High school students may soon get telephone calls or even visits from armed services recruiting officers, telling them about the attractive features of careers in the military. A new law, the Bush administration’s No Child Left Behind Act, lets the recruiting offices ask high schools for the names, addresses and telephone numbers of their students. Eastern Maine high schools have already gotten such calls. Until now, most school administrators have held home information carefully confidential.
School administrators, like people in general, are patriotic, law-abiding folks. But they also give high priority to the privacy rights of their students. For some, these requests from the military have struck a raw nerve, although most of them are reluctant to complain publicly. The same goes for the Maine Department of Education. It has sent out an advisory to the high schools asking them to inform all parents of their rights to have the data given out or to have it withheld.
Some local administrators are speaking out. Arnold Greenberg, director of the Liberty School in Blue Hill, has received a request from the Navy, but he says he ignored it. “I wouldn’t release the names and addresses of students to any organization or corporation or anyone else. It would be an invasion of privacy. I’m not singling out the military. But if push comes to shove, I would always come down on the side of students’ privacy.”
Bangor High School has notified parents, inviting them to approve or disapprove of providing the data to the recruiting offices. Results are still being tabulated, but they are running heavily against giving out the information. Mount Desert Island Regional High School will hand over the lists unless parents specifically forbid it.
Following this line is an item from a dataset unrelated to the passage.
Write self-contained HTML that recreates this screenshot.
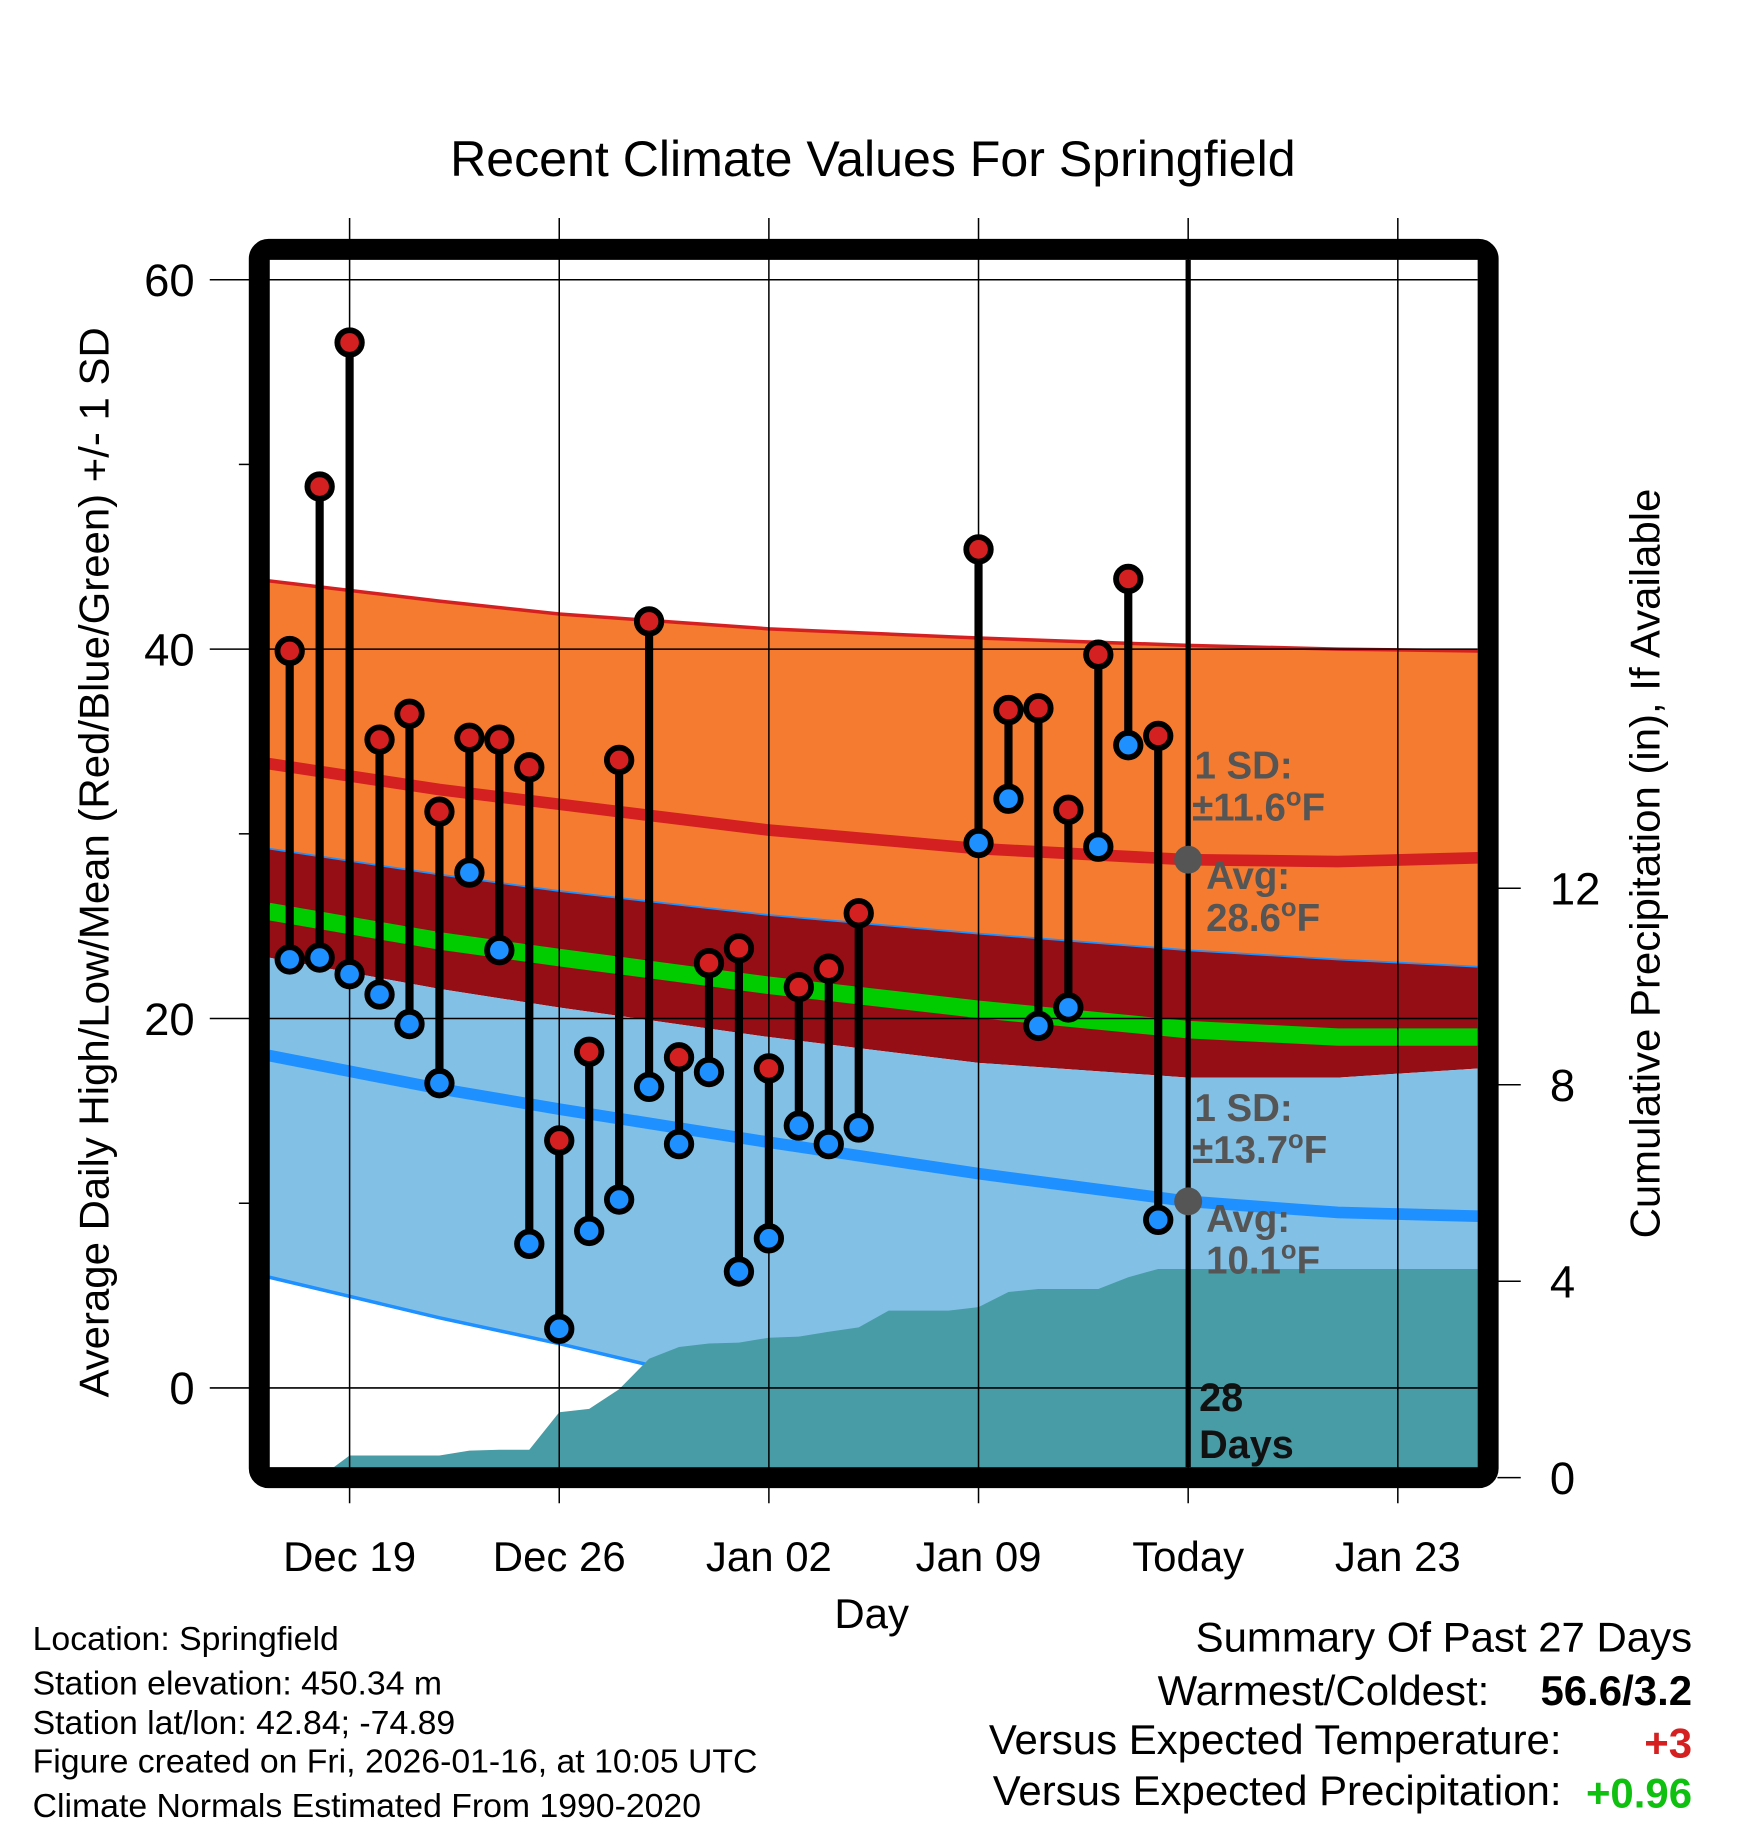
<!DOCTYPE html>
<html><head><meta charset="utf-8"><style>
html,body{margin:0;padding:0;background:#fff;}
svg{display:block;font-family:"Liberation Sans",Arial,sans-serif;}
</style></head><body>
<svg id="chart" xmlns="http://www.w3.org/2000/svg" width="1748" height="1828" viewBox="0 0 1500 1568.6">
<defs><clipPath id="plotclip"><rect x="231" y="223" width="1037" height="1036"/></clipPath></defs>
<rect x="0" y="0" width="1500" height="1568.6" fill="#fff"/>
<text x="749" y="151" font-size="43" text-anchor="middle">Recent Climate Values For Springfield</text>
<g id="bands" clip-path="url(#plotclip)"></g>
<g id="grid"></g>
<g id="marks"></g>
<rect x="222.5" y="214" width="1054.5" height="1054" rx="8" fill="none" stroke="#000" stroke-width="18"/>
<g id="axes"></g>
<text transform="translate(93,740) rotate(-90)" font-size="36" text-anchor="middle">Average Daily High/Low/Mean (Red/Blue/Green) +/- 1 SD</text>
<text transform="translate(1424,741) rotate(-90)" font-size="36" text-anchor="middle">Cumulative Precipitation (in), If Available</text>
<text x="748" y="1397" font-size="36" text-anchor="middle">Day</text>
<g font-size="33" font-weight="bold" fill="#555">
<text x="1025" y="668">1 SD:</text>
<text x="1023" y="704">±11.6<tspan font-size="22" dy="-13">o</tspan><tspan dy="13">F</tspan></text>
<text x="1035" y="763">Avg:</text>
<text x="1035" y="799">28.6<tspan font-size="22" dy="-13">o</tspan><tspan dy="13">F</tspan></text>
<text x="1025" y="962">1 SD:</text>
<text x="1023" y="998">±13.7<tspan font-size="22" dy="-13">o</tspan><tspan dy="13">F</tspan></text>
<text x="1035" y="1057">Avg:</text>
<text x="1035" y="1093">10.1<tspan font-size="22" dy="-13">o</tspan><tspan dy="13">F</tspan></text>
</g>
<g font-size="34" font-weight="bold" fill="#111">
<text x="1029" y="1211">28</text><text x="1029" y="1251">Days</text>
</g>
<g font-size="29">
<text x="28" y="1416">Location: Springfield</text>
<text x="28" y="1454">Station elevation: 450.34 m</text>
<text x="28" y="1488">Station lat/lon: 42.84; -74.89</text>
<text x="28" y="1521">Figure created on Fri, 2026-01-16, at 10:05 UTC</text>
<text x="28" y="1559">Climate Normals Estimated From 1990-2020</text>
</g>
<g font-size="36">
<text x="1452" y="1417" text-anchor="end">Summary Of Past 27 Days</text>
<text x="1278" y="1463" text-anchor="end">Warmest/Coldest:</text>
<text x="1452" y="1463" text-anchor="end" font-weight="bold">56.6/3.2</text>
<text x="1340" y="1505" text-anchor="end">Versus Expected Temperature:</text>
<text x="1452" y="1508" text-anchor="end" font-weight="bold" fill="#d42020">+3</text>
<text x="1340" y="1549" text-anchor="end">Versus Expected Precipitation:</text>
<text x="1452" y="1551" text-anchor="end" font-weight="bold" fill="#10c010">+0.96</text>
</g>
</svg>
<script>
const tickDates = ["Dec 19","Dec 26","Jan 02","Jan 09","Today","Jan 23"];
const tickDays = [0,7,14,21,28,35];
const obsDays = [-2,-1,0,1,2,3,4,5,6,7,8,9,10,11,12,13,14,15,16,17,21,22,23,24,25,26,27];
const highs = [39.9,48.8,56.6,35.1,36.5,31.2,35.2,35.1,33.6,13.4,18.2,34.0,41.5,17.9,23.0,23.8,17.3,21.7,22.7,25.7,45.4,36.7,36.8,31.3,39.7,43.8,35.3];
const lows = [23.2,23.3,22.4,21.3,19.7,16.5,27.9,23.7,7.8,3.2,8.5,10.2,16.3,13.2,17.1,6.3,8.1,14.2,13.2,14.1,29.5,31.9,19.6,20.6,29.3,34.8,9.1];
const normDays = [-2.7,3,7,14,21,28,33,37.7];
const highUpper = [43.7,42.6,41.9,41.1,40.6,40.2,40.0,39.9];
const highNorm = [33.8,32.4,31.6,30.2,29.2,28.6,28.5,28.7];
const highLower = [29.2,27.8,26.9,25.6,24.6,23.7,23.2,22.8];
const meanNorm = [25.8,24.2,23.3,21.8,20.5,19.4,19.0,19.0];
const lowUpper = [23.3,21.6,20.6,19.0,17.6,16.8,16.8,17.3];
const lowNorm = [18.0,16.2,15.1,13.3,11.6,10.1,9.5,9.3];
const lowLower = [6.0,3.8,2.4,-0.3,-2.4,-3.8,-4.3,-4.5];
const precipDays = [-2,-1,0,1,2,3,4,5,6,7,8,9,10,11,12,13,14,15,16,17,18,19,20,21,22,23,24,25,26,27,37.7];
const precip = [0,0,0.45,0.45,0.45,0.45,0.55,0.57,0.57,1.33,1.4,1.8,2.42,2.66,2.73,2.75,2.85,2.87,2.97,3.06,3.4,3.4,3.4,3.47,3.78,3.84,3.84,3.84,4.08,4.25,4.25];
const yTicks = [0,20,40,60];
const yMinor = [10,30,50];
const y2Ticks = [0,4,8,12];

const NS="http://www.w3.org/2000/svg";
const X = d => 300 + d*25.7;
const Y = v => 1191 - v*15.85;
const Y2 = p => 1268 - p*42.15;
function mk(tag, attrs, parent){const e=document.createElementNS(NS,tag);for(const k in attrs)e.setAttribute(k,attrs[k]);parent.appendChild(e);return e;}
const bands=document.getElementById('bands'),grid=document.getElementById('grid'),marks=document.getElementById('marks'),axes=document.getElementById('axes');
function line(vals){return normDays.map((d,i)=>X(d).toFixed(1)+','+Y(vals[i]).toFixed(1));}
function area(top,bot){return line(top).concat(line(bot).reverse()).join(' ');}
let e;
e=mk('polygon',{points:area(highUpper,highLower),fill:'#f47b2f'},bands);


e=mk('polygon',{points:area(highLower,lowUpper),fill:'#950e15'},bands);


e=mk('polygon',{points:area(lowUpper,lowLower),fill:'#82c0e6'},bands);


e=mk('polyline',{points:line(highUpper).join(' '),fill:'none',stroke:'#d42020','stroke-width':3},bands);


e=mk('polyline',{points:line(highLower).join(' '),fill:'none',stroke:'#1e90ff','stroke-width':1.5},bands);


e=mk('polyline',{points:line(lowLower).join(' '),fill:'none',stroke:'#1e90ff','stroke-width':3},bands);


e=mk('polyline',{points:line(highNorm).join(' '),fill:'none',stroke:'#d42020','stroke-width':10},bands);


e=mk('polyline',{points:line(meanNorm).join(' '),fill:'none',stroke:'#00cc00','stroke-width':15},bands);


e=mk('polyline',{points:line(lowNorm).join(' '),fill:'none',stroke:'#1e90ff','stroke-width':10},bands);


const pp=precipDays.map((d,i)=>X(d).toFixed(1)+','+Y2(precip[i]).toFixed(1));
pp.push(X(37.7)+','+1280, X(-2)+','+1280);
e=mk('polygon',{points:pp.join(' '),fill:'#479ca5'},bands);



tickDays.forEach((d,i)=>{
  e=mk('line',{x1:X(d),x2:X(d),y1:187,y2:1290,stroke:'#000','stroke-width':1.3},grid);
  
  
  e=mk('text',{x:X(d),y:1348,'font-size':36,'text-anchor':'middle'},axes);
  e.textContent=tickDates[i];
  
  
});
yTicks.forEach(v=>{
  e=mk('line',{x1:180,x2:1268,y1:Y(v),y2:Y(v),stroke:'#000','stroke-width':1.3},grid);
  
  
  e=mk('text',{x:167,y:Y(v)+14,'font-size':39,'text-anchor':'end'},axes);
  e.textContent=v;
  
  
});
yMinor.forEach(v=>{
  e=mk('line',{x1:205,x2:215,y1:Y(v),y2:Y(v),stroke:'#000','stroke-width':1.3},axes);
  
  
});
y2Ticks.forEach(p=>{
  e=mk('line',{x1:1285,x2:1305,y1:Y2(p),y2:Y2(p),stroke:'#000','stroke-width':1.3},axes);
  
  
  e=mk('text',{x:1330,y:Y2(p)+14,'font-size':39},axes);
  e.textContent=p;
  
  
});
e=mk('line',{x1:X(28),x2:X(28),y1:223,y2:1259,stroke:'#000','stroke-width':4.5},marks);


e=mk('circle',{cx:X(28),cy:Y(highNorm[5]),r:12,fill:'#555'},marks);


e=mk('circle',{cx:X(28),cy:Y(lowNorm[5]),r:12,fill:'#555'},marks);


obsDays.forEach((d,i)=>{
  e=mk('line',{x1:X(d),x2:X(d),y1:Y(highs[i]),y2:Y(lows[i]),stroke:'#000','stroke-width':7},marks);
  
  
});
obsDays.forEach((d,i)=>{
  e=mk('circle',{cx:X(d),cy:Y(highs[i]),r:10.5,fill:'#d42020',stroke:'#000','stroke-width':5},marks);
  
  
  e=mk('circle',{cx:X(d),cy:Y(lows[i]),r:10.5,fill:'#1e90ff',stroke:'#000','stroke-width':5},marks);
  
  
});
</script>
</body></html>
One school administrator expressed concern about the possible impact on a student when a uniformed recruiting officer shows up at the door. Without giving it much thought, the student might find himself or herself with an appointment at the recruiting office and well on the way toward a military career. This, of course, is in neither the student’s nor the military’s interest.
Parents should have a clear choice in this matter. A school is not doing its duty if it hands over the lists unless parents take the initiative of refusing. That’s the old Book of the Month Club system, where they keep on sending you the books unless you take the trouble to tell them to stop. There are many excellent reasons to support a career in the military, but schools should require written approval before they give out the information to the military or to others.